Gelişim dönemi de kucak
konusunda önemlidir
Bütün bunları dikkate aldığımızda her bir bebek için şu kadar
dakika kucağa alınmalıdır gibi tek bir formül bulunmadığını
görüyoruz. Kimi bebek sürekli kucakta tutulmak ister, kimi bebek
ise daha fazla ayrı kalabilir. Eğer bebeğin psikolojik gelişimi
yolunda gidiyorsa zaman geçtikçe daha az kucak isteyeceğini
bekleriz. Öte yandan, çocuk gelişim dönemlerini bilmek de kucak
konusunda önemlidir. Örneğin 7-8 ay civarında bebekte yabancı
korkusu gelişir ve bebek daha çok kucak isteyebilir. 18 ve 24 ay
arasında anneye tekrar bir yapışma yaşanır ve daha fazla kucağa
ihtiyaç duyabilir. Bu durumlar tamamen normaldir.
Kucağa hiç almamak doğru
mudur?
Uzun sürelerle kucağa alınmayan bebekler için oldukça sakıncalı bir
durum söz konusudur. Özellikle bazı Amerikan ekollerinde bebeğin
uyutulması ile ilgili uzun süre kucağa alınmaması ve bebeğin buna
alışması gerektiği tavsiye edilir. Gerçekten de bebek buna kısa bir
zamanda alışır fakat aynı zamanda dünyayla ilgili de olumsuz
duyguları gelişir.

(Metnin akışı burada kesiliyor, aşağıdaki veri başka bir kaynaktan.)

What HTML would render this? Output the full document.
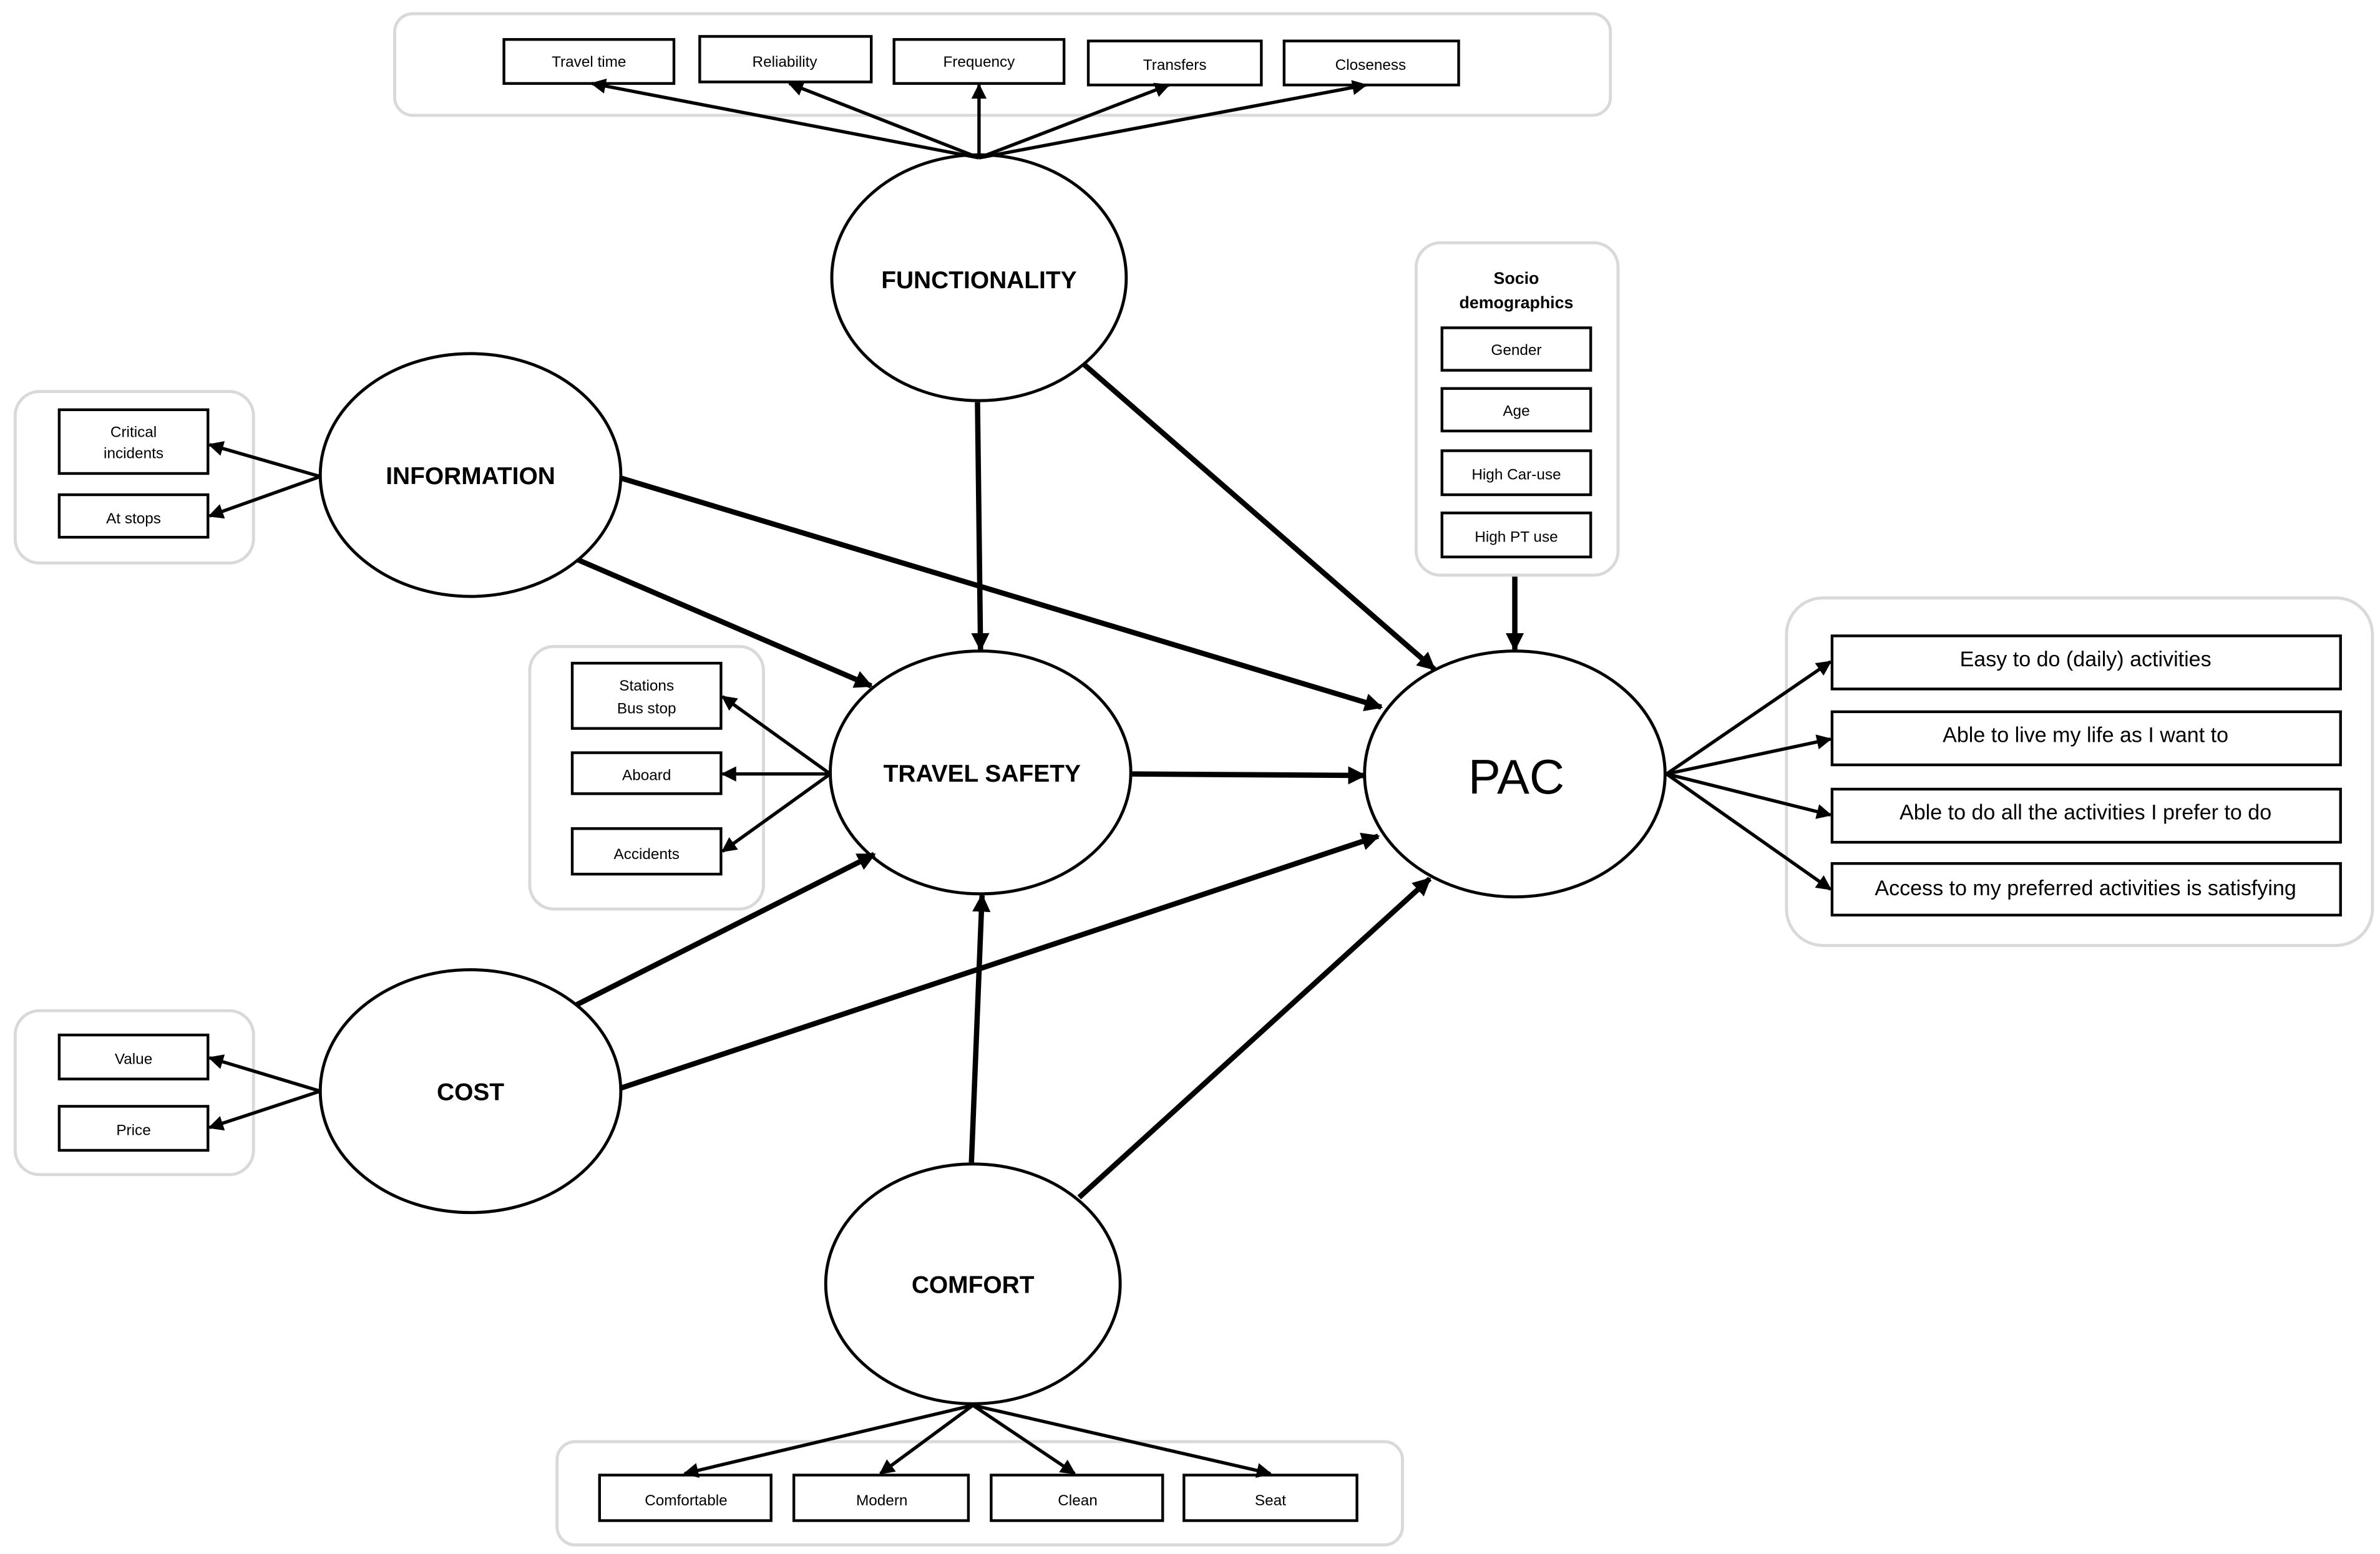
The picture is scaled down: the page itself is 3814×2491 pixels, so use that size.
<!DOCTYPE html>
<html><head><meta charset="utf-8"><style>html,body{margin:0;padding:0;background:#fff}svg{display:block}</style></head>
<body>
<svg width="3814" height="2491" viewBox="0 0 1568 1024" preserveAspectRatio="none" xmlns="http://www.w3.org/2000/svg" font-family="Liberation Sans, sans-serif">
<defs>
<marker id="a" viewBox="0 0 10 10" refX="9" refY="5" markerWidth="11" markerHeight="10" orient="auto" markerUnits="userSpaceOnUse"><path d="M0,0 L10,5 L0,10 z" fill="#000"/></marker>
<marker id="b" viewBox="0 0 10 10" refX="9" refY="5" markerWidth="12" markerHeight="12" orient="auto" markerUnits="userSpaceOnUse"><path d="M0,0 L10,5 L0,10 z" fill="#000"/></marker>
</defs>
<g fill="none" stroke="#d9d9d9" stroke-width="2">
<rect x="260" y="9" width="801" height="67" rx="12"/>
<rect x="10" y="258" width="157" height="113" rx="16"/>
<rect x="349" y="426" width="154" height="173" rx="16"/>
<rect x="10" y="666" width="157" height="108" rx="16"/>
<rect x="933" y="160" width="133" height="219" rx="16"/>
<rect x="1177" y="394" width="386" height="229" rx="24"/>
<rect x="367" y="950" width="557" height="68" rx="12"/>
</g>
<g stroke="#000" stroke-width="2" fill="#fff">
<ellipse cx="645" cy="183" rx="97" ry="81"/>
<ellipse cx="310" cy="313" rx="99" ry="80"/>
<ellipse cx="646" cy="509" rx="99" ry="80"/>
<ellipse cx="998" cy="510" rx="99" ry="81"/>
<ellipse cx="310" cy="719" rx="99" ry="80"/>
<ellipse cx="641" cy="846" rx="97" ry="79"/>
</g>
<g stroke="#000" stroke-width="1.8" fill="#fff">
<rect x="332" y="26" width="112" height="29"/><rect x="461" y="24" width="113" height="30"/><rect x="589" y="26" width="112" height="29"/><rect x="717" y="27" width="114" height="29"/><rect x="846" y="27" width="115" height="29"/>
<rect x="39" y="270" width="98" height="42"/><rect x="39" y="326" width="98" height="28"/>
<rect x="377" y="437" width="98" height="43"/><rect x="377" y="496" width="98" height="27"/><rect x="377" y="546" width="98" height="30"/>
<rect x="39" y="682" width="98" height="29"/><rect x="39" y="729" width="98" height="29"/>
<rect x="950" y="216" width="98" height="28"/><rect x="950" y="256" width="98" height="28"/><rect x="950" y="297" width="98" height="29"/><rect x="950" y="338" width="98" height="29"/>
<rect x="1207" y="419" width="335" height="35"/><rect x="1207" y="469" width="335" height="35"/><rect x="1207" y="520" width="335" height="35"/><rect x="1207" y="569" width="335" height="34"/>
<rect x="395" y="972" width="113" height="30"/><rect x="523" y="972" width="115" height="30"/><rect x="653" y="972" width="113" height="30"/><rect x="780" y="972" width="114" height="30"/>
</g>
<g stroke="#000" stroke-width="2.2" fill="none" marker-end="url(#a)">
<line x1="645" y1="104" x2="390" y2="55"/><line x1="645" y1="104" x2="520" y2="55"/><line x1="645" y1="104" x2="645" y2="56"/><line x1="645" y1="104" x2="770" y2="56"/><line x1="645" y1="104" x2="900" y2="56"/>
<line x1="211" y1="314" x2="138" y2="293"/><line x1="211" y1="314" x2="138" y2="340"/>
<line x1="547" y1="510" x2="476" y2="459"/><line x1="547" y1="510" x2="476" y2="510"/><line x1="547" y1="510" x2="476" y2="561"/>
<line x1="211" y1="719" x2="138" y2="697"/><line x1="211" y1="719" x2="138" y2="743"/>
<line x1="1098" y1="510" x2="1206" y2="436"/><line x1="1098" y1="510" x2="1206" y2="487"/><line x1="1098" y1="510" x2="1206" y2="537"/><line x1="1098" y1="510" x2="1206" y2="586"/>
<line x1="641" y1="926" x2="451" y2="971"/><line x1="641" y1="926" x2="580" y2="971"/><line x1="641" y1="926" x2="708" y2="971"/><line x1="641" y1="926" x2="837" y2="971"/>
</g>
<g stroke="#000" stroke-width="3.5" fill="none" marker-end="url(#b)">
<line x1="644" y1="265" x2="646" y2="428"/>
<line x1="714" y1="240" x2="945" y2="441"/>
<line x1="409" y1="315" x2="910" y2="466"/>
<line x1="381" y1="369" x2="574" y2="452"/>
<line x1="746" y1="510" x2="899" y2="511"/>
<line x1="998" y1="380" x2="998" y2="428"/>
<line x1="380" y1="662" x2="576" y2="563"/>
<line x1="409" y1="717" x2="908" y2="551"/>
<line x1="640" y1="766" x2="647" y2="590"/>
<line x1="711" y1="789" x2="942" y2="579"/>
</g>
<g text-anchor="middle" font-size="10" fill="#000">
<text x="388" y="44">Travel time</text><text x="517" y="44">Reliability</text><text x="645" y="44">Frequency</text><text x="774" y="46">Transfers</text><text x="903" y="46">Closeness</text>
<text x="88" y="288">Critical</text><text x="88" y="302">incidents</text><text x="88" y="345">At stops</text>
<text x="426" y="455">Stations</text><text x="426" y="470">Bus stop</text><text x="426" y="514">Aboard</text><text x="426" y="566">Accidents</text>
<text x="88" y="701">Value</text><text x="88" y="748">Price</text>
<text x="999" y="234">Gender</text><text x="999" y="274">Age</text><text x="999" y="316">High Car-use</text><text x="999" y="357">High PT use</text>
<text x="452" y="992">Comfortable</text><text x="581" y="992">Modern</text><text x="710" y="992">Clean</text><text x="837" y="992">Seat</text>
<g font-weight="bold" font-size="11"><text x="999" y="187">Socio</text><text x="999" y="203">demographics</text></g>
<g font-size="14"><text x="1374" y="439">Easy to do (daily) activities</text><text x="1374" y="489">Able to live my life as I want to</text><text x="1374" y="540">Able to do all the activities I prefer to do</text><text x="1374" y="590">Access to my preferred activities is satisfying</text></g>
<g font-weight="bold" font-size="16"><text x="645" y="190">FUNCTIONALITY</text><text x="310" y="319">INFORMATION</text><text x="647" y="515">TRAVEL SAFETY</text><text x="310" y="725">COST</text><text x="641" y="852">COMFORT</text></g>
<text x="999" y="523" font-size="32">PAC</text>
</g>
</svg>
</body></html>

Bebek şöyle hisseder: “Korkuyorum,
ihtiyaçlarımın da karşılanması gerek, ne kadar ağlasam da kimse
gelmiyor, burası güvenli bir yer değil!” Bu bebeklerde özgüven,
rahat ayrılamama gibi durumlar oluşabilir ve sakinleşebilmek için
çok daha fazla kucağa ihtiyaç duyabilirler.